By Christine Kern, contributing writer
Latest attack demonstrates the potential costs of a data breach beyond lost data.
Banner Health is the latest victim of a data breach, announcing on its website “cyber attackers may have gained unauthorized access to information stored on a limited number of Banner Health computer servers as well as the computer systems that process payment card data at certain Banner Health food and beverage outlets.” The attack was initiated on June 17, 2016, and Banner Health has launched an investigation into the incident.
On August 3, Banner Health announced it was mailing letters to approximately 3.7 million individuals who were potentially affected by the breach. The breach was discovered on July 7, and the investigation has revealed the attack did not affect payment card transactions for medical services. However, the affected information includes patient information, health plan member and beneficiary information, and information about physician and healthcare providers including names, birthdates, addresses, physician names, dates of service, claims information, and possibly health insurance information and social security numbers.
Now, a Glendale, AZ doctor has filed a class-action lawsuit against Banner Health, accusing Banner of negligence in allowing the breach to occur. The lawsuit also argues credit monitoring offered by the healthcare provider was inadequate compensation for those affected by the event, according to AZ Central.
“Banner's negligence affected millions of people,” Rob Carey, the filing attorney, was quoted as saying y Becker's Hospital Review. “It's not enough to offer a skimpy 'fix' — the law requires Banner remedy the serious risks it created for its stakeholders.”
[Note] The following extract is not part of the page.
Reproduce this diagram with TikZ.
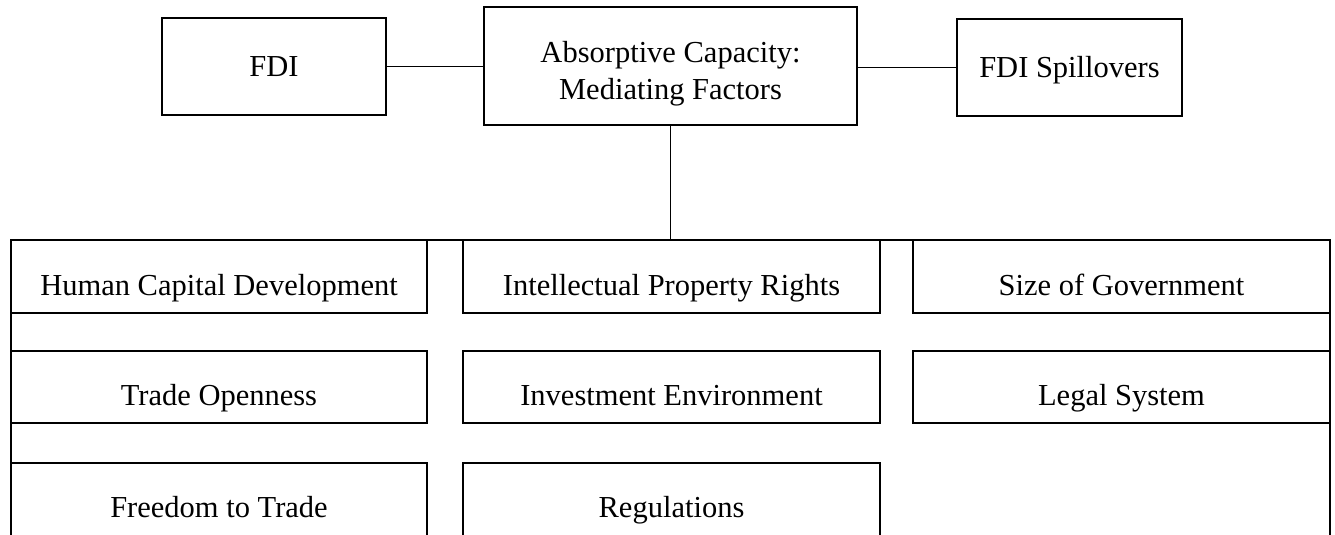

The notification came more than a month after the breach occurred, and the lawsuit represents Banner Health employees and patients who were affected. The lawsuit alleges negligence on Banner's part due to “insufficient” data security policies and failing to prevent the hack.
“Personal and financial information is a valuable commodity,” states the lawsuit. “A ‘cyber black-market’ exists in which criminals openly post stolen credit card numbers, Social Security numbers and other personal information on a number of Internet websites.”
Cyber criminals are patient, sometimes waiting years after a hack for protection services to expire and victims to lower their guard, the lawsuit asserts. It also argued credit monitoring would not prevent access to medical or insurance records.
“The ongoing exposure of confidential consumer and business information through data security breaches fuels a thriving internet black market in which sensitive information is traded, sold and re-sold on a daily basis through online black market websites, secret chatrooms and underground forums,” according to the lawsuit.